Faster Decisions, Smarter Insights
One of the most visible impacts of AI is speed. Instead of days (or weeks) of paperwork, AI models can assess risk in seconds.
These systems don’t just look at a bureau score — they pull from cash flow data, rent payments, utility bills, and even mobile payment histories. The outcome is underwriting that’s both faster and more accurate:
Personal loans and SME credit can be approved almost instantly.
Processing times are reduced by 60–70%, keeping impatient customers from dropping off.
Real-time underwriting ensures risks are assessed dynamically, not just at the time of application.
For borrowers, this means quick access to funds. For banks, it means fewer lost opportunities and a streamlined loan book.
Lower Costs, Higher Efficiency
AI doesn’t just speed things up — it changes the cost equation. Traditional underwriting teams often spend hours checking documents and verifying details. AI handles much of that automatically.
The benefits add up quickly:
20–30% fewer defaults, which lowers non-performing assets (NPAs) and provisions.
Up to 40% lower operating costs, as manual checks and paperwork shrink.
Scalability without extra staff — the same system can support multiple products, from credit cards to mortgages, across different regions.
In other words, smarter underwriting isn’t just safer — it’s cheaper. Banks can grow their lending business without ballooning costs.
Transparent and Compliant
Now, efficiency alone isn’t enough. Lending is a highly regulated business, and regulators want to know that decisions are fair, explainable, and unbiased.
This is where Explainable AI (XAI) comes in. Instead of being a “black box,” AI underwriting in 2025 is designed to:
Show why an application was accepted or rejected.
Monitor for bias so that protected groups aren’t unfairly excluded.
Generate audit-ready reports that align with GDPR, CCPA, and local lending regulations.
The payoff? Banks gain the efficiency of AI without losing the trust of regulators — or customers.
Empowering Underwriters, Not Replacing Them
A common misconception is that AI will replace human underwriters. In reality, the most effective systems in 2025 are hybrid: AI handles the routine, while humans focus on judgment calls.
Here’s what that looks like:
Generative AI assistants summarize underwriting policies and extract insights from loan officer notes or unstructured documents.
pre-screen applications, flagging high-risk cases for deeper human review.
Continuous monitoring keeps track of borrower health post-loan, alerting staff before a problem turns into a default.

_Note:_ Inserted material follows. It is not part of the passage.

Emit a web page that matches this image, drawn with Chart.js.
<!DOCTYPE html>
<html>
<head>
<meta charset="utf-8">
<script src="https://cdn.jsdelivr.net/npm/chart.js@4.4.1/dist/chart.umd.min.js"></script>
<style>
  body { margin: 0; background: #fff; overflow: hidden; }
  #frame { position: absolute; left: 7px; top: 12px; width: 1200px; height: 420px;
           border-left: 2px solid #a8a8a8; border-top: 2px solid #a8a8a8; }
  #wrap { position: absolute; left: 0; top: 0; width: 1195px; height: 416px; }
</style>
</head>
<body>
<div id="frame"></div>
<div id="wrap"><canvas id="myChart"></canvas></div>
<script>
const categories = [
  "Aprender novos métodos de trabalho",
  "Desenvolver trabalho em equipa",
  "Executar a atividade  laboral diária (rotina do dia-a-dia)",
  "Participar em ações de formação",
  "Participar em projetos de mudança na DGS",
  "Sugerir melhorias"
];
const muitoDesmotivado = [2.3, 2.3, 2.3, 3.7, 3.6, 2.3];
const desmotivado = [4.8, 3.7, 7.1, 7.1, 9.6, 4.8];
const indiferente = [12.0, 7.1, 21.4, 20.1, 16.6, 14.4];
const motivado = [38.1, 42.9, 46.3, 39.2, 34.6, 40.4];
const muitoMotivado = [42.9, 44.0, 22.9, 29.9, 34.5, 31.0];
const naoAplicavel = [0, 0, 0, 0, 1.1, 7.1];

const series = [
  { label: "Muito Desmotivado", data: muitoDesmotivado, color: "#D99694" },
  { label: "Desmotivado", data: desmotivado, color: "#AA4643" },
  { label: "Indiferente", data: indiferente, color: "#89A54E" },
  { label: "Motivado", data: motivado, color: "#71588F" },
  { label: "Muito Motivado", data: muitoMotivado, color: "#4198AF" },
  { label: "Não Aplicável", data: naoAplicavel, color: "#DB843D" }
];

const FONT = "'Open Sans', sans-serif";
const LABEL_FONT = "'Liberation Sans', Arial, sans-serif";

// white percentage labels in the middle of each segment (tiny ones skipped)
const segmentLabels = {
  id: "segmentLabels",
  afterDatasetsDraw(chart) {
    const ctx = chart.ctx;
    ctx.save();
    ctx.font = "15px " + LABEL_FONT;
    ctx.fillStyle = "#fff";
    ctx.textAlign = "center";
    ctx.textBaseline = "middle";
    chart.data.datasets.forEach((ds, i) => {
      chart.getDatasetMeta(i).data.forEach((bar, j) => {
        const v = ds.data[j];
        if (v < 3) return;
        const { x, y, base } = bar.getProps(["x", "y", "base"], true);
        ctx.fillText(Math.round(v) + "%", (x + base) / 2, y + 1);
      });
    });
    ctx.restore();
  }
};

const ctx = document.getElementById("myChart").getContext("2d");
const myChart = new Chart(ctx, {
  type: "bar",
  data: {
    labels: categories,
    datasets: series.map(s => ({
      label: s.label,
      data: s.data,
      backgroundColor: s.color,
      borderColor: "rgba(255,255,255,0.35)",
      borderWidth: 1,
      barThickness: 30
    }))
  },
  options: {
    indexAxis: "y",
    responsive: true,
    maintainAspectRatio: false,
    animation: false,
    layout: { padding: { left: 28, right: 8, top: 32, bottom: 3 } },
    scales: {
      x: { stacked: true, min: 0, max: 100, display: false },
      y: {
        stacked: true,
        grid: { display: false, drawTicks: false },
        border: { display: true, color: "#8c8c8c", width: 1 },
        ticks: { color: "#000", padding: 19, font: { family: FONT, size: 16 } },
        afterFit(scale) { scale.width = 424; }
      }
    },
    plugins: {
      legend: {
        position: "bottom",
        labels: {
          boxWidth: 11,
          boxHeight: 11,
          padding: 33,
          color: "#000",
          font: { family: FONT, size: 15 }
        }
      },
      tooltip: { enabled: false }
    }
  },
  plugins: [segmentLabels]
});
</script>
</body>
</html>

This partnership creates the best of both worlds — the efficiency of automation and the wisdom of human experience.
The Road Ahead
The evolution of credit underwriting is far from over. Over the next few years, we can expect:
Embedded lending, where underwriting happens instantly at checkout or inside digital wallets.

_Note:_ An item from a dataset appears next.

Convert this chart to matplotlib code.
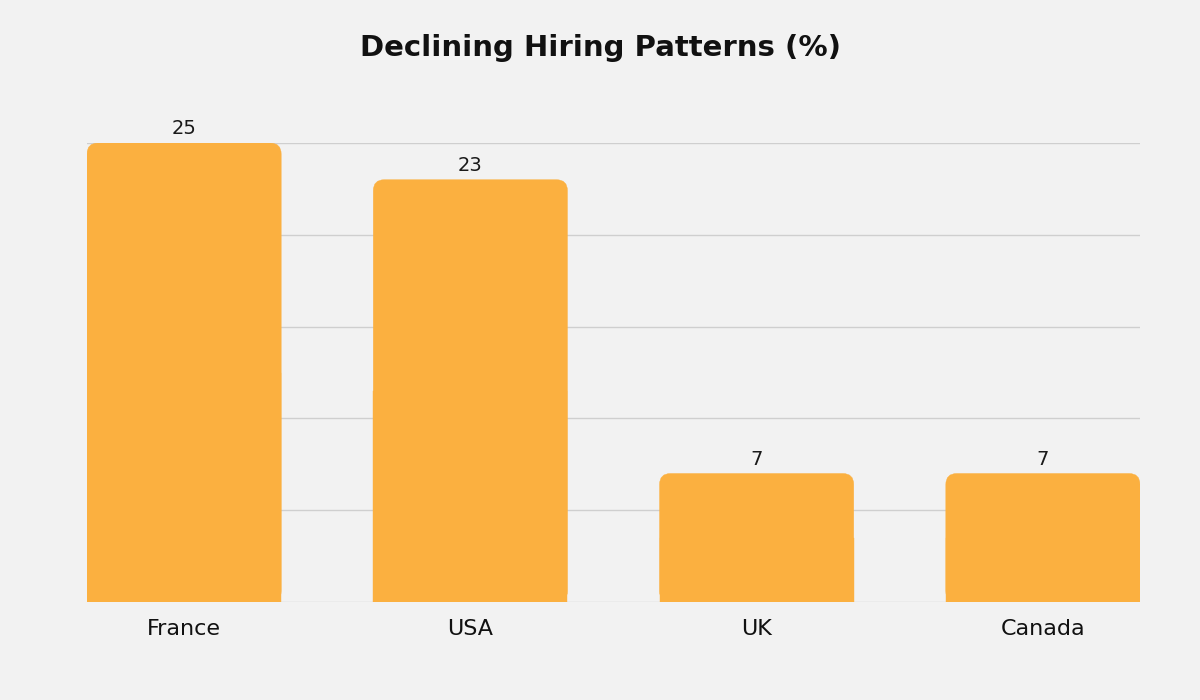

Holistic borrower profiles, which go beyond narrow credit scores to reflect real financial resilience.
Continuous underwriting, where a borrower’s risk is reassessed in real time as their circumstances change.
These shifts will move lending from a one-time decision to an ongoing, dynamic process.
Conclusion
In 2025, AI has made credit underwriting faster, cheaper, and smarter than ever before. Borrowers benefit from quicker approvals, banks cut costs and reduce defaults, and regulators gain transparency into how decisions are made.
But the real winners will be the institutions that strike the right balance — leveraging AI for efficiency while maintaining accountability and human oversight.
Credit underwriting is no longer just about saying yes or no. With AI, it’s about building a lending system that is faster, fairer, and more resilient for the future.